DESCRIPTION OF THE TASK:
Which lines hold the string "React"? Copy every one of them.

——

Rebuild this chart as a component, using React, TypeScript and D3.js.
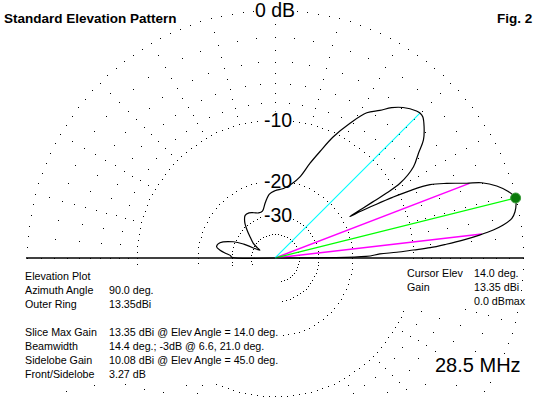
import * as d3 from "d3";
import React from "react";

// elevation pattern: elevation angle (deg) and dB rel. max
const elevAngles = [0, 1, 2.2, 2.7, 3.3, 3.8, 4.6, 5.5, 6.4, 7.3, 8.2, 9.5, 10.9, 12.8, 14, 15.9, 18, 20, 21.3, 23.5, 25.3, 26.5, 27.3, 28, 28.6, 29, 29.5, 29.9, 30.2, 30.9, 33.4, 36.2, 38.5, 41.4, 43.7, 45, 46.1, 49.6, 52.2, 54.6, 57.7, 60.9, 64.3, 67.1, 69.7, 72.9, 77, 83, 90, 95, 100, 105, 110, 115, 120, 125, 130, 135, 140, 146, 150, 153, 156, 158.7, 164.5, 169, 172, 175, 177, 179, 180];
const elevDb = [-Infinity, -17.2, -14.75, -12.2, -10, -8, -6.3, -4.6, -3.2, -2.05, -1.25, -0.55, -0.25, -0.05, 0, -0.38, -1.06, -2.06, -3.2, -4.83, -6.33, -8.5, -10.8, -13.5, -16, -18.3, -15.5, -13.2, -11.2, -9.1, -6.9, -5.7, -4.6, -3.8, -3.32, -3.27, -3.35, -3.9, -4.55, -5.4, -6.3, -8.15, -10.5, -13.1, -15.4, -18.4, -20.2, -21.7, -22.4, -23.2, -25.5, -28, -28.2, -27.5, -26.8, -26.8, -28.5, -31.5, -35, -38.6, -43, -46, -34, -29.4, -25.2, -24.5, -25.7, -28, -29.5, -30, -Infinity];

// grid
const sparseRings = [0, -2, -4, -6, -8];
const sparseStep = [2.5, 5, 5, 5, 5];
const denseRings = [-10, -20, -30, -40];
const denseStep = [2.5, 4, 5, 7.5];
const spokeDb = [-1, -3, -5, -7, -9];
const ringLabels = ["0 dB", "-10", "-20", "-30"];
const ringLabelDb = [0, -10, -20, -30];

// markers
const maxAngle = 14.0;
const halfPowerAngles = [6.6, 21.0];
const halfPowerDb = -3.0;
const sideAngle = 45.0;
const sideDb = -3.27;

const leftLabels = ["Elevation Plot", "Azimuth Angle", "Outer Ring", "", "Slice Max Gain", "Beamwidth", "Sidelobe Gain", "Front/Sidelobe"];
const leftValues = ["", "90.0 deg.", "13.35dBi", "", "13.35 dBi @ Elev Angle = 14.0 deg.", "14.4 deg.; -3dB @ 6.6, 21.0 deg.", "10.08 dBi @ Elev Angle = 45.0 deg.", "3.27 dB"];
const rightLabels = ["Cursor Elev", "Gain", ""];
const rightValues = ["14.0 deg.", "13.35 dBi", "0.0 dBmax"];

const W = 548;
const H = 397;
const cx = 275;
const cy = 258;
const R = 248;
const font = "'Liberation Sans', Arial, sans-serif";

// ARRL log scale: each 2 dB = 0.89 of radius
const rScale = (db: number) => (db === -Infinity ? 0 : R * Math.pow(0.89, -db / 2));
const rad = (deg: number) => (deg * Math.PI) / 180;
const px = (deg: number, db: number) => cx + rScale(db) * Math.cos(rad(deg));
const py = (deg: number, db: number) => cy - rScale(db) * Math.sin(rad(deg));

export default function App() {
  const dots: Array<[number, number]> = [];
  sparseRings.forEach((db, i) => {
    d3.range(0, 360, sparseStep[i]).forEach((a) => dots.push([px(a, db), py(a, db)]));
  });
  denseRings.forEach((db, i) => {
    d3.range(0, 360, denseStep[i]).forEach((a) => dots.push([px(a, db), py(a, db)]));
  });
  d3.range(0, 360, 15).forEach((a) => {
    spokeDb.forEach((db) => dots.push([px(a, db), py(a, db)]));
  });

  const pattern = elevAngles.map((a, i) => ({ a, db: elevDb[i] }));
  const line = d3
    .lineRadial<{ a: number; db: number }>()
    .angle((d) => Math.PI / 2 - rad(d.a))
    .radius((d) => rScale(d.db))
    .curve(d3.curveCatmullRom.alpha(0.5));

  const lineY0 = 276;
  const lineStep = 14;

  return (
    <svg width={W} height={H} style={{ position: "absolute", left: 0, top: 0, background: "#fff" }} fontFamily={font}>
      <rect width={W} height={H} fill="#fff" />
      {dots.map(([x, y], i) => (
        <rect key={i} x={Math.round(x)} y={Math.round(y)} width={1} height={1} fill="#000" />
      ))}

      {/* text blocks cover the grid */}
      <rect x={24} y={266} width={257} height={118} fill="#fff" />
      <rect x={403} y={263} width={117} height={44} fill="#fff" />
      <rect x={433} y={355} width={88} height={21} fill="#fff" />

      {ringLabels.map((t, i) => (
        <g key={t}>
          <rect x={cx - (i === 0 ? 20 : 14)} y={cy - rScale(ringLabelDb[i]) - 8} width={i === 0 ? 40 : 28} height={16} fill="#fff" />
          <text x={cx + (i === 0 ? 0 : 3)} y={cy - rScale(ringLabelDb[i]) + 7} textAnchor="middle" fontSize={19.5}>
            {t}
          </text>
        </g>
      ))}

      <line x1={26} x2={524} y1={cy} y2={cy} stroke="#000" strokeWidth={1.4} />

      {halfPowerAngles.map((a) => (
        <line key={a} x1={cx} y1={cy} x2={px(a, halfPowerDb)} y2={py(a, halfPowerDb)} stroke="#ff00ff" strokeWidth={1.5} />
      ))}
      <line x1={cx} y1={cy} x2={px(maxAngle, 0)} y2={py(maxAngle, 0)} stroke="#00ff00" strokeWidth={1.3} />
      <line x1={cx} y1={cy} x2={px(sideAngle, sideDb)} y2={py(sideAngle, sideDb)} stroke="#00ffff" strokeWidth={1.1} />

      <path d={line(pattern) ?? ""} transform={`translate(${cx},${cy})`} fill="none" stroke="#000" strokeWidth={1.2} />

      <circle cx={px(maxAngle, 0)} cy={py(maxAngle, 0)} r={5} fill="#0a7a0a" stroke="#3f9f3f" strokeWidth={1} />

      <text x={4} y={23} fontSize={13.5} fontWeight="bold">Standard Elevation Pattern</text>
      <text x={497} y={23} fontSize={13.5} fontWeight="bold">Fig. 2</text>

      {leftLabels.map((t, i) => (
        <g key={i} fontSize={10.7}>
          <text x={25} y={lineY0 + i * lineStep + 4}>{t}</text>
          <text x={109} y={lineY0 + i * lineStep + 4}>{leftValues[i]}</text>
        </g>
      ))}
      {rightLabels.map((t, i) => (
        <g key={i} fontSize={10.7}>
          <text x={407} y={273 + i * lineStep + 4}>{t}</text>
          <text x={474} y={273 + i * lineStep + 4}>{rightValues[i]}</text>
        </g>
      ))}

      <text x={435} y={372} fontSize={20}>28.5 MHz</text>
    </svg>
  );
}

——

ANSWER TO THE EXERCISE:
Rebuild this chart as a component, using React, TypeScript and D3.js.
import React from "react";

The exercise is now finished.